To skip a great deal of unnecessary details here, Erik worked and Erik worked out and got down to the required measurements and enlisted. He enlisted as a 68W, which is code for Combat Medic, and then we played the waiting game. You see, with the lovely recession that we were in, and as I type now still are, meant that everyone who wanted stability enlisted, so there was quite a wait for certain jobs in the military, and apparently every bonehead with a box of Band-Aids thought they'd give it a go. Guess what? A lot of those guys were in the class before Erik's and they're now specializing as the Army's "Water Treatment Specialists" and "Laundry Specialist."
Anyway, in the mean time we both worked and lived and inside I dreaded the day Erik would leave for Basic Training because I knew it would mean little-to-no contact for a minimum of nine weeks.

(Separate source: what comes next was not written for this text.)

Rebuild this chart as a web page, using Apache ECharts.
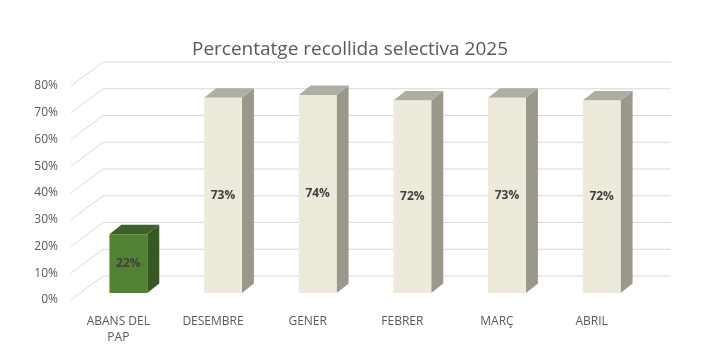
<!DOCTYPE html>
<html>
<head>
<meta charset="utf-8">
<script src="https://cdn.jsdelivr.net/npm/echarts@6/dist/echarts.min.js"></script>
<style>html,body{margin:0;padding:0;background:#fff}#c{width:713px;height:356px}</style>
</head>
<body>
<div id="c"></div>
<script>
const categories = ['ABANS DEL\nPAP', 'DESEMBRE', 'GENER', 'FEBRER', 'MARÇ', 'ABRIL'];
const values = [22, 73, 74, 72, 73, 72];
const yTicks = [0, 10, 20, 30, 40, 50, 60, 70, 80];
const titleText = 'Percentatge recollida selectiva 2025';

const FONT = 'Open Sans';
// perspective offsets (pixels)
const WALL_DX = 32, WALL_DY = -24;   // front plane -> back wall
const BAR_OX = 10, BAR_OY = -7;      // front plane -> bar front face
const BAR_DX = 12, BAR_DY = -9.5;    // bar depth
const BAR_W = 0.40;                  // fraction of band

const colors = [
  {front: '#548235', side: '#385723', top: '#3d6128'},
  {front: '#ede9db', side: '#9a978b', top: '#b0ada2'}
];

const chart = echarts.init(document.getElementById('c'), null, {renderer: 'canvas'});
chart.setOption({
  animation: false,
  backgroundColor: '#ffffff',
  title: {
    text: titleText,
    left: 345, top: 35, textAlign: 'center',
    textStyle: {fontFamily: FONT, fontSize: 19, fontWeight: 'normal', color: '#595959'}
  },
  grid: {left: 71, right: 74, top: 86, bottom: 56},
  xAxis: {
    type: 'category', data: categories,
    axisLine: {show: false}, axisTick: {show: false},
    axisLabel: {color: '#595959', fontFamily: FONT, fontSize: 12, margin: 14, lineHeight: 16, interval: 0}
  },
  yAxis: {
    type: 'value', min: 0, max: 80, interval: 10,
    axisLine: {show: false}, axisTick: {show: false}, splitLine: {show: false},
    axisLabel: {formatter: '{value}%', color: '#595959', fontFamily: FONT, fontSize: 12, margin: 13}
  },
  series: [
    {
      type: 'custom', z: 1, clip: false, silent: true,
      data: yTicks.map(v => [0, v]),
      renderItem: function (params, api) {
        const cs = params.coordSys;
        const y = api.coord([0, api.value(1)])[1];
        const l = cs.x, r = cs.x + cs.width;
        return {
          type: 'polyline',
          shape: {points: [[l, y], [l + WALL_DX, y + WALL_DY], [r + WALL_DX, y + WALL_DY]]},
          style: {stroke: '#d9d9d9', lineWidth: 1, fill: null}
        };
      }
    },
    {
      type: 'custom', z: 2, clip: false,
      data: values.map((v, i) => [i, v]),
      renderItem: function (params, api) {
        const i = api.value(0), v = api.value(1);
        const p0 = api.coord([i, 0]);
        const p1 = api.coord([i, v]);
        const bw = api.size([1, 0])[0];
        const w = bw * BAR_W;
        const x0 = p0[0] - w / 2 + BAR_OX;
        const yb = p0[1] + BAR_OY;
        const yt = p1[1] + BAR_OY;
        const c = colors[i === 0 ? 0 : 1];
        return {
          type: 'group',
          children: [
            {type: 'polygon', shape: {points: [[x0 + w, yt], [x0 + w + BAR_DX, yt + BAR_DY], [x0 + w + BAR_DX, yb + BAR_DY], [x0 + w, yb]]}, style: {fill: c.side}},
            {type: 'polygon', shape: {points: [[x0, yt], [x0 + BAR_DX, yt + BAR_DY], [x0 + w + BAR_DX, yt + BAR_DY], [x0 + w, yt]]}, style: {fill: c.top}},
            {type: 'rect', shape: {x: x0, y: yt, width: w, height: yb - yt}, style: {fill: c.front}},
            {type: 'text', x: x0 + w / 2, y: (yt + yb) / 2,
             style: {text: Math.round(v) + '%', fill: '#404040', font: 'bold 12px "' + FONT + '"', align: 'center', verticalAlign: 'middle'}}
          ]
        };
      }
    }
  ]
});
</script>
</body>
</html>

The last month he left I was constantly on edge, we argued more because I was overemotional and would snap at him and take my being sad and upset out on him in anger instead of just being honest and saying "Erik, I'm going to miss you and I love you and I just don't know how to handle what I am feeling."
Finally I got that out and things went back to normal. Erik and I spent a great deal of time together just sitting on our couch with the TV on and holding each other or lying in bed and talking. It was important to us both to make sure we were fully open with what we were feeling and just spending time together made everything seem less like a long goodbye.
Finally the morning came. I held my composure as we packed the last of his things and check the list three times. I kept it in while his recruiter arrived early, but when I hugged his neck and he picked me up and kissed me and hugged me, I lost it. My best friend was leaving and our lives were changing. He was off to better himself and our lives and I was staying to hold down the fort and be his strength and supporter. I was an Army wife from that second forward, and I was sending him off for what would be the first of many times. I cried and kissed him and hugged him over and over until I knew I had to let him go. Our lives changed forever. I don't regret it. Never have and never will.